Had the Bank acted honorably, there would have been an inevitable depression for the time because of the removal order, but the panic was the Bank’s panic, deliberately conceived, and cruelly produced, with the frankly avowed purpose of blackmailing the American people into granting another charter. In his letter to the president of the Boston branch, Biddle had bluntly confessed his purpose. “I have no doubt,” he wrote, “that such a course will ultimately lead to a restoration of the currency, and the recharter of the Bank.”[674]

During this time there were certain unscrupulous speculators, the buzzards of the panic, whispering commendation into Biddle’s ear while feathering their own nests through the distress of the people.[675] But Webster, alarmed at the havoc, had urged Biddle, through Horace Binney, “that the Bank ought to reduce as slowly and moderately as they can—and occasionally to ease off—where it is requisite to prevent extreme suffering.”[676] This advice aroused the banker’s ire and resulted in no good. It was Biddle’s idea that the Bank’s senatorial champions, instead of suggesting a policy of moderation, should be using the distress as an argument for a new charter. “The relief,” he wrote Joseph Hopkinson, the distinguished lawyer and jurist, “to be useful or permanent, must come from Congress, and from Congress alone. If that body will do its duty, relief will come—if not, the Bank feels no vocation to redress the wrongs of these miserable people. Rely upon that. This worthy President thinks that because he has scalped Indians and imprisoned Judges, he is to have his way with the Bank. He is mistaken.”[677]

VIII

Meanwhile the Bank was encouraging, inspiring, arranging indignation meetings of the people, where Jackson was arraigned for bringing ruin upon the community, and petitions were drawn asking for the restoration of the deposits. Clay, eager to lash the people into fury, had suggested the plan. “It would be well,” he wrote, “to have a general meeting of the people to memorialize Congress in favor of a restoration of the deposits. Such an example [in Philadelphia] might be followed elsewhere; and it would be more influential as it might be more general.”[678] The artificial nature of many of the petitions was well understood by the Jackson leaders, and the usually elegant John Forsyth had referred to them in the Senate as “these pot-house memorials,” much to the astonishment of Adams.[679] These petitions, according to the plan, were, in many instances, taken to Washington by committees that waited upon the President before presenting them to Congress. Here they were presented in lugubrious speeches calculatingly designed further to fan the fears of the people and keep the panic going. When the New York merchants adopted a memorial and secured the signatures of three thousand people, Tammany Hall ordered meetings in every ward in the city to approve of Jackson’s actions.[680] A few days later, between twelve and fifteen thousand friends of “sound currency by means of a national bank” met at noon in the park.
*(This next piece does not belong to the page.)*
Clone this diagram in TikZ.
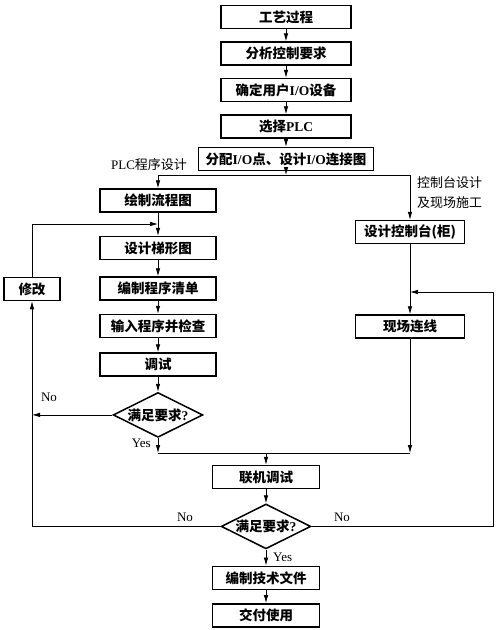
\documentclass[tikz,border=0pt]{standalone}
\usepackage{fontspec}
\setmainfont{Liberation Serif}
\newfontfamily\cjk{Noto Sans CJK SC}
\usetikzlibrary{positioning,arrows.meta,shapes.geometric}

\begin{document}
\begin{tikzpicture}[
		x=1pt, y=-1pt,
		node distance=12pt,
		box/.style={
			draw,
			line width=1.5pt,
			minimum height=23pt,
			inner sep=2pt,
			font=\fontsize{13.5}{15}\selectfont\cjk\bfseries
		},
		decision/.style={
			draw,
			diamond,
			aspect=2,
			inner sep=0.5pt,
			line width=1.5pt,
			font=\fontsize{13.5}{15}\selectfont\cjk\bfseries
		},
		note/.style={
			inner sep=0pt,
			font=\fontsize{13}{20}\selectfont
		},
		line/.style={line width=0.8pt},
		arrow/.style={line width=0.8pt,-{Latex[length=8pt,width=4.6pt]}}
		]
		
		\useasboundingbox (0,0) rectangle (500,630);
		
		% main column
		\node[box,minimum width=130pt]
		(gy) at (286,17)
		{工艺过程};
		
		\node[box,minimum width=130pt,below=of gy]
		(fx)
		{分析控制要求};
		
		\node[box,minimum width=130pt,below=of fx]
		(qd)
		{确定用户\textrm{I/O}设备};
		
		\node[box,minimum width=130pt,below=of qd]
		(xz)
		{选择\textrm{PLC}};
		
		\node[box,minimum width=175pt,below=8pt of xz]
		(fp)
		{分配\textrm{I/O}点、设计\textrm{I/O}连接图};
		
		% PLC program design
		\node[box,minimum width=116pt]
		(lc) at (158,200.5)
		{绘制流程图};
		
		\node[box,minimum width=116pt,below=23pt of lc]
		(tx)
		{设计梯形图};
		
		\node[box,minimum width=116pt,below=16pt of tx]
		(qdan)
		{编制程序清单};
		
		\node[box,minimum width=116pt,below=13pt of qdan]
		(sr)
		{输入程序并检查};
		
		\node[box,minimum width=116pt,below=14pt of sr]
		(ts)
		{调试};
		
		\node[decision,below=15pt of ts]
		(pd1)
		{满足要求\textrm{?}};
		
		\node[box,minimum width=56pt]
		(xg) at (32,289)
		{修改};
		
		% control desk
		\node[box,minimum width=109pt]
		(kz) at (410,232)
		{设计控制台(柜)};
		
		\node[box,minimum width=109pt]
		(xc) at (410,326.5)
		{现场连线};
		
		% joint test
		\node[box,minimum width=107pt]
		(lj) at (266,477)
		{联机调试};
		
		\node[decision,below=14pt of lj]
		(pd2)
		{满足要求\textrm{?}};
		
		\node[box,minimum width=107pt,below=16pt of pd2]
		(bz)
		{编制技术文件};
		
		\node[box,minimum width=107pt,below=13pt of bz]
		(jf)
		{交付使用};
		
		% labels
		\node[note] (plcl) at (149,165) {PLC{\cjk 程序设计}};
		\node[note,align=left,anchor=west,font=\fontsize{13}{20}\selectfont\cjk]
		(kzl) at (417,193) {控制台设计\\及现场施工};
		\node[note] (no1) at (49,397) {No};
		\node[note,anchor=east] (yes1) at (151,443) {Yes};
		\node[note] (no2) at (185,517) {No};
		\node[note] (no3) at (342,517) {No};
		\node[note,anchor=west] (yes2) at (273,557) {Yes};
		
		\coordinate (tl) at (158,175);
		\coordinate (tr) at (410,175);
		\coordinate (fb) at (158,224);
		\coordinate (bl) at (158,453);
		\coordinate (br) at (410,453);
		\coordinate (rr) at (493,292);
		
		\draw[arrow] (gy) -- (fx);
		\draw[arrow] (fx) -- (qd);
		\draw[arrow] (qd) -- (xz);
		\draw[arrow] (xz) -- (fp);
		\draw[arrow] (fp) -- (fp.south |- tl);
		\draw[line] (tl) -- (tr);
		\draw[arrow] (tl) -- (lc);
		\draw[arrow] (tr) -- (kz);
		
		\draw[arrow] (lc) -- (tx);
		\draw[arrow] (xg.north) |- (fb);
		\draw[arrow] (tx) -- (qdan);
		\draw[arrow] (qdan) -- (sr);
		\draw[arrow] (sr) -- (ts);
		\draw[arrow] (ts) -- (pd1);
		\draw[arrow] (pd1.west) -- (pd1.west -| xg);
		\draw[arrow] (pd1) -- (bl);
		
		\draw[arrow] (kz) -- (xc);
		\draw[arrow] (xc) -- (br);
		\draw[line] (bl) -- (br);
		
		\draw[arrow] (lj.north |- bl) -- (lj);
		\draw[arrow] (lj) -- (pd2);
		\draw[arrow] (pd2.west) -| (xg.south);
		\draw[arrow] (pd2.east) -| (rr) -- (rr -| xc);
		\draw[arrow] (pd2) -- (bz);
		\draw[arrow] (bz) -- (jf);
		
	\end{tikzpicture}
\end{document}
When Hone, selected to preside, reached the park, he found an “immense crowd” composed in large part “of the most respectable mechanics and others of the city—men of character, respectability, and personal worth, with a few miscreants who went, perhaps, of their own accord, but were probably sent there to excite disturbances.” In truth, “the rabble had gotten possession of the chair,” and it required “some hard thumps” from the men of character, respectability, and personal worth to clear the way sufficiently for the presiding genius of the Whig dinner table to reach the platform. When he attempted to speak, the “yells of the mob” rendered all the chairman’s efforts “unavailing”; so he “put the question upon the resolutions which were carried by an immense majority,” and the meeting adjourned. Unhappily the “mob” did not disperse for some time afterwards.[681]